L’auteure croise les épisodes de l’histoire lointaine et ceux de l’exil new-yorkais, l’histoire collective et la saga familiale dominée notamment par la figure des arrières grands parents, le beau et lumineux couple formé par Shmïel-Haïm et Esther, et celle des grands parents, Guédalia et Rievka. Quant à Clara, celle qui deviendra la yiddish mameh de l’auteure, c’est elle qui porte une partie de la mémoire du clan.
Sylvie Weil reconstitue la vie des Shackman cette "puissante machine à oublier". Pourquoi d’ailleurs ressasser quand on est en Amérique et qu’ici les "circonstances" commandent d’aller de l’avant ? "L’esprit d’initiative", "l’efficacité" propres à cette terre d’accueil pour qui chaque vendredi soir on lit la prière "spetziel far Amerika" obligent à réussir quitte à violer le shabbat et à proposer à une clientèle élargie du jambon et du bacon en sus des traditionnels filets de harengs, des pickels et autre langue fumée ! "Après s’être transporter, il faut se transformer".
"Il est loin maintenant, le petit poisson fidèle, peut-être un hareng, mais différent de tous les autres, qui venait chaque jour se faire prendre dans les filets de Grisha. Des générations de Shackman lui devront leur existence et certain lui seront reconnaissant à ce mystérieux poisson qui a permis à l’arrière-grand-parent et à sa tribu de quitter le vieux pays et de voguer confortablement, en classe cabine, vers le Nouveau Monde où ils se multiplieront comme les étoiles dans le ciel et les grains de sable au bord de la mer". Quant au saxophone, c’est celui de Sam, le beau-père et le mari effacé de la débordante Molly. En 1929, la crise l’obligea à le vendre, il fallait bien manger. Son mariage avec une Molly réfractaire, le contraignit à faire le deuil de l’instrument et de ses velléités musicales. Il fallait bien vivre en paix.

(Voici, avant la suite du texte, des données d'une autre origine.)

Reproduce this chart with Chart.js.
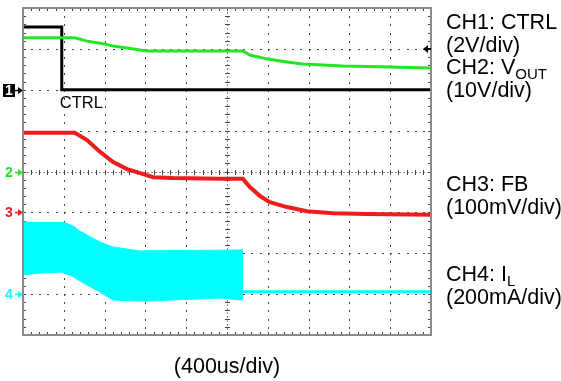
<!DOCTYPE html>
<html>
<head>
<meta charset="utf-8">
<script src="https://cdn.jsdelivr.net/npm/chart.js@4.4.1/dist/chart.umd.min.js"></script>
<style>
  html, body { margin: 0; padding: 0; background: #fff; }
  #wrap { width: 561px; height: 381px; }
</style>
</head>
<body>
<div id="wrap"><canvas id="scope"></canvas></div>
<script>
// horizontal: 400us/div over 10 divisions
const usPerDiv = 400;
const timeLabel = '(400us/div)';

// CH1 CTRL (V)
const ctrlTime = [0, 380, 380, 4000];
const ctrlVolts = [3.07, 3.07, 0, 0];

// CH2 VOUT (V)
const voutTime = [0, 508, 628, 756, 884, 1020, 1148, 1224, 2156, 2224, 2400, 2588, 2744, 3136, 3500, 4000];
const voutVolts = [32.7, 32.7, 31.9, 31.4, 30.7, 30.2, 29.7, 29.5, 29.5, 28.5, 27.5, 26.8, 26.3, 25.8, 25.6, 25.3];

// CH3 FB (mV)
const fbTime = [0, 508, 628, 756, 884, 1020, 1148, 1276, 1472, 1932, 2156, 2224, 2324, 2420, 2588, 2784, 3040, 3372, 4000];
const fbMv = [195, 195, 177, 148, 123, 106, 96, 86, 84, 82, 82, 62, 40, 25, 13, 3, -2, -4, -6];

// CH4 IL (mA): ripple envelope while switching, then the settled trace
const ilTime = [0, 167, 382, 412, 461, 510, 539, 627, 755, 882, 1147, 1216, 1931, 2157];
const ilMaxMa = [353, 350, 350, 349, 340, 328, 314, 289, 255, 231, 211, 212, 215, 216];
const ilMinMa = [94, 103, 108, 100, 94, 80, 70, 45, 10, -29, -34, -34, -19, -29];
const ilTailTime = [2157, 4000];
const ilTailMa = [12, 12];

// channel settings: units per division and ground marker (divisions from bottom)
const chPerDiv = [2, 10, 100, 200];
const chZeroDiv = [6, 4, 3, 1];
const chColors = ['#000000', '#22e622', '#ee1c1c', '#00ffff'];

// legend text: name, subscript, scale
const chNames = ['CH1: CTRL', 'CH2: V', 'CH3: FB', 'CH4: I'];
const chSubs = ['', 'OUT', '', 'L'];
const chScales = ['(2V/div)', '(10V/div)', '(100mV/div)', '(200mA/div)'];

function trace(ch, times, vals) {
  return times.map((t, i) => ({ x: t, y: vals[i] / chPerDiv[ch] + chZeroDiv[ch] }));
}

const FONT = '"Liberation Sans", Arial, sans-serif';

// scope graticule: dotted division lines, ticked centre lines, ticked border
const graticule = {
  id: 'graticule',
  beforeDatasetsDraw(chart) {
    const { ctx, chartArea: a, scales: { x, y } } = chart;
    ctx.save();
    // dotted lines at every division
    ctx.fillStyle = '#444';
    for (let i = 1; i < 10; i++) {
      if (i === 5) continue;
      const px = Math.round(x.getPixelForValue(i * usPerDiv));
      for (let j = 1; j < 40; j++) {
        ctx.fillRect(px, Math.round(y.getPixelForValue(j / 5)), 1, 2);
      }
    }
    for (let i = 1; i < 8; i++) {
      if (i === 4) continue;
      const py = Math.round(y.getPixelForValue(i));
      for (let j = 1; j < 50; j++) {
        ctx.fillRect(Math.round(x.getPixelForValue(j * usPerDiv / 5)), py, 2, 1);
      }
    }
    // centre lines with minor ticks
    const cx = Math.round(x.getPixelForValue(5 * usPerDiv));
    const cy = Math.round(y.getPixelForValue(4));
    ctx.strokeStyle = '#888';
    ctx.lineWidth = 1;
    ctx.setLineDash([2, 2]);
    ctx.beginPath();
    ctx.moveTo(cx + 0.5, a.top); ctx.lineTo(cx + 0.5, a.bottom);
    ctx.moveTo(a.left, cy + 0.5); ctx.lineTo(a.right, cy + 0.5);
    ctx.stroke();
    ctx.setLineDash([]);
    ctx.strokeStyle = '#444';
    ctx.beginPath();
    for (let j = 1; j < 40; j++) {
      const py = Math.round(y.getPixelForValue(j / 5)) + 0.5;
      ctx.moveTo(cx - 2, py); ctx.lineTo(cx + 3, py);
      ctx.moveTo(a.left, py); ctx.lineTo(a.left + 3, py);
      ctx.moveTo(a.right - 3, py); ctx.lineTo(a.right, py);
    }
    for (let j = 1; j < 50; j++) {
      const px = Math.round(x.getPixelForValue(j * usPerDiv / 5)) + 0.5;
      ctx.moveTo(px, cy - 2); ctx.lineTo(px, cy + 3);
      ctx.moveTo(px, a.top); ctx.lineTo(px, a.top + 3);
      ctx.moveTo(px, a.bottom - 3); ctx.lineTo(px, a.bottom);
    }
    ctx.stroke();
    ctx.restore();
  },
  afterDatasetsDraw(chart) {
    const { ctx, chartArea: a, scales: { x, y } } = chart;
    ctx.save();
    ctx.strokeStyle = '#8a8a8a';
    ctx.lineWidth = 2;
    ctx.strokeRect(a.left, a.top, a.right - a.left, a.bottom - a.top);

    // channel ground markers on the left edge
    ctx.font = 'bold 14px ' + FONT;
    ctx.textBaseline = 'middle';
    for (let ch = 0; ch < 4; ch++) {
      const py = Math.round(y.getPixelForValue(chZeroDiv[ch]));
      const col = ch === 0 ? '#000' : chColors[ch];
      if (ch === 0) {
        ctx.fillStyle = '#000';
        ctx.fillRect(3, py - 6, 12, 13);
        ctx.fillStyle = '#fff';
        ctx.fillText(String(ch + 1), 5, py + 1);
      } else {
        ctx.fillStyle = col;
        ctx.fillText(String(ch + 1), 5, py + 1);
      }
      ctx.strokeStyle = col;
      ctx.fillStyle = col;
      ctx.lineWidth = 1.5;
      ctx.beginPath();
      ctx.moveTo(15, py + 0.5); ctx.lineTo(20, py + 0.5);
      ctx.stroke();
      ctx.beginPath();
      ctx.moveTo(23, py + 0.5); ctx.lineTo(18, py - 3); ctx.lineTo(18, py + 4);
      ctx.closePath();
      ctx.fill();
    }

    // trigger level arrow on the right edge
    const ty = Math.round(y.getPixelForValue(7.0));
    ctx.fillStyle = '#000';
    ctx.beginPath();
    ctx.moveTo(a.right - 8, ty); ctx.lineTo(a.right - 3, ty - 4); ctx.lineTo(a.right - 3, ty + 4);
    ctx.closePath();
    ctx.fill();
    ctx.fillRect(a.right - 4, ty - 1, 4, 2);

    // trace label
    ctx.fillStyle = '#000';
    ctx.textBaseline = 'alphabetic';
    ctx.font = '16.5px ' + FONT;
    ctx.fillText('CTRL', x.getPixelForValue(ctrlTime[1]) - 2, y.getPixelForValue(chZeroDiv[0]) + 18);

    // channel legend
    const lx = a.right + 15;
    const nameY = [y.getPixelForValue(7.5), y.getPixelForValue(6.4), y.getPixelForValue(3.55), y.getPixelForValue(1.35)];
    for (let ch = 0; ch < 4; ch++) {
      const by = nameY[ch] + 1;
      ctx.font = '21.5px ' + FONT;
      ctx.fillText(chNames[ch], lx, by);
      if (chSubs[ch]) {
        const w = ctx.measureText(chNames[ch]).width;
        ctx.font = '15px ' + FONT;
        ctx.fillText(chSubs[ch], lx + w, by + 5);
        ctx.font = '21.5px ' + FONT;
      }
      ctx.fillText(chScales[ch], lx, by + 23);
    }

    // time base
    ctx.textAlign = 'center';
    ctx.fillText(timeLabel, x.getPixelForValue(5 * usPerDiv), a.bottom + 38);
    ctx.restore();
  }
};

new Chart(document.getElementById('scope'), {
  type: 'line',
  data: {
    datasets: [
      {
        label: 'CH4 max',
        data: trace(3, ilTime, ilMaxMa),
        borderColor: chColors[3],
        backgroundColor: chColors[3],
        borderWidth: 1,
        fill: '+1'
      },
      {
        label: 'CH4 min',
        data: trace(3, ilTime, ilMinMa),
        borderColor: chColors[3],
        borderWidth: 1,
        fill: false
      },
      {
        label: 'CH4',
        data: trace(3, ilTailTime, ilTailMa),
        borderColor: chColors[3],
        borderWidth: 3,
        fill: false
      },
      {
        label: 'CH3',
        data: trace(2, fbTime, fbMv),
        borderColor: chColors[2],
        borderWidth: 4,
        fill: false
      },
      {
        label: 'CH2',
        data: trace(1, voutTime, voutVolts),
        borderColor: chColors[1],
        borderWidth: 3,
        fill: false
      },
      {
        label: 'CH1',
        data: trace(0, ctrlTime, ctrlVolts),
        borderColor: chColors[0],
        borderWidth: 3,
        fill: false
      }
    ]
  },
  options: {
    responsive: true,
    maintainAspectRatio: false,
    animation: false,
    layout: { padding: { left: 23, right: 130, top: 8, bottom: 46 } },
    elements: { point: { radius: 0 }, line: { tension: 0 } },
    plugins: { legend: { display: false }, tooltip: { enabled: false } },
    scales: {
      x: { type: 'linear', min: 0, max: 10 * usPerDiv, display: false },
      y: { type: 'linear', min: 0, max: 8, display: false }
    }
  },
  plugins: [graticule]
});
</script>
</body>
</html>
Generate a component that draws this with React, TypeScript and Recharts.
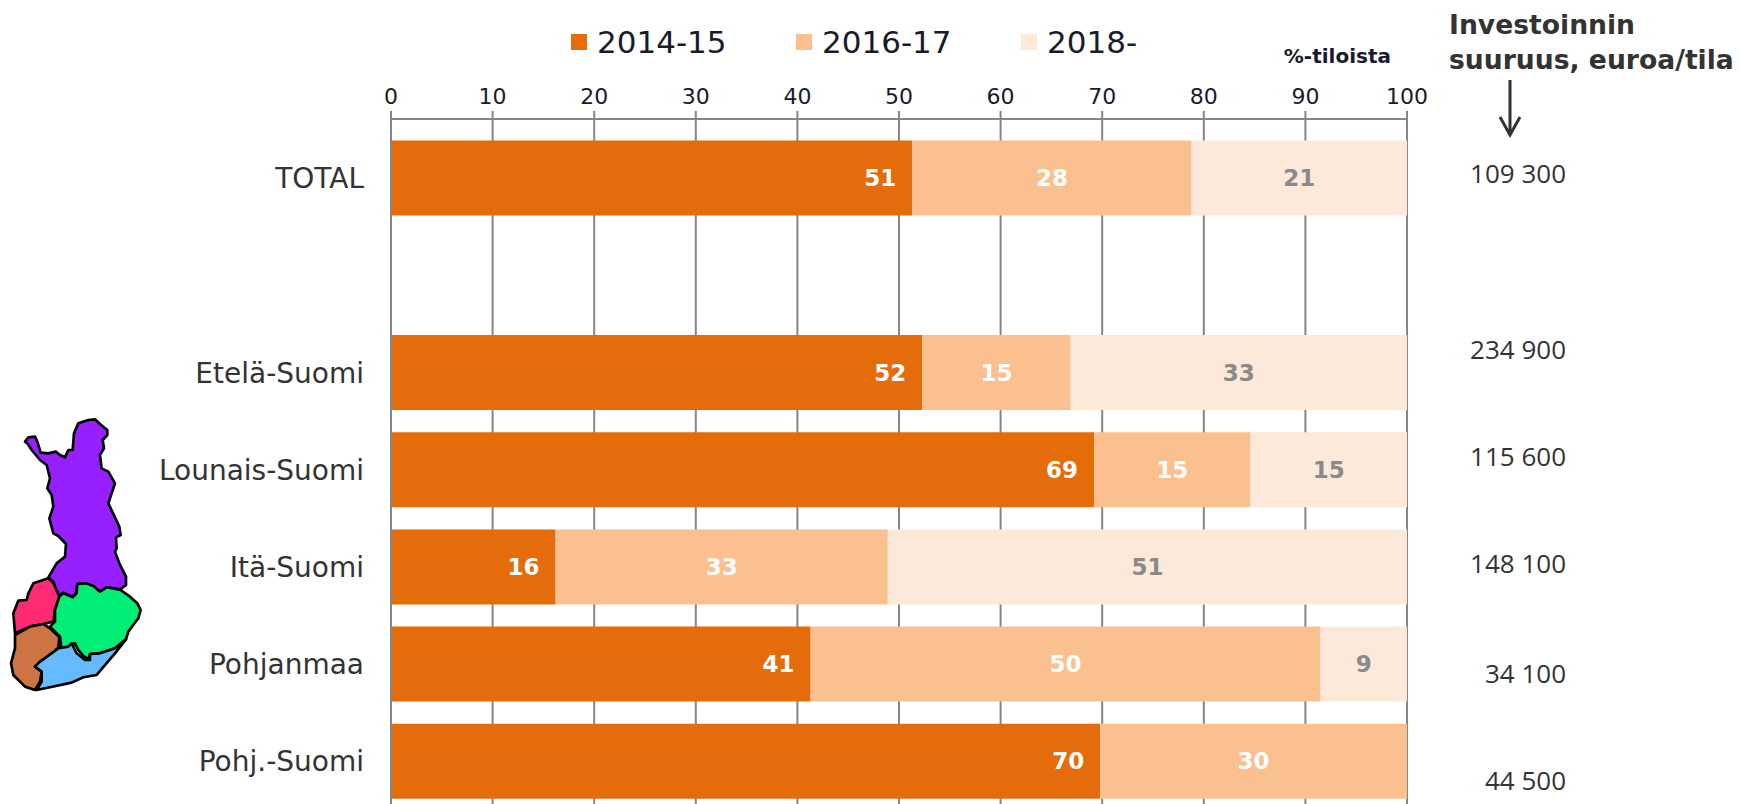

Par petites touches, en glanant les souvenirs des uns et des autres, en exhumant de rares documents, en rapportant les péripéties de sa nouvelle vie, Sylvie Weil reconstitue le "puzzle Shackman", les trajectoires et les bifurcations d’une famille d’exilés juifs qui racontent aussi un pan de l’histoire européenne et de l’histoire de l’immigration aux Etats-Unis. L’écriture, distancée, tendre, drôle, corsée ici ou là d’une pincée d’ironie ou de gravité, constitue le sel de cette chronique rapportée à hauteur d’hommes. Ce qui rend le récit vivant et ses personnages proches.
Mustapha Harzoune
Sylvie Weil, Le hareng et le saxophone, Buchet-Chastel, 2013, 496 pages, 23 euros.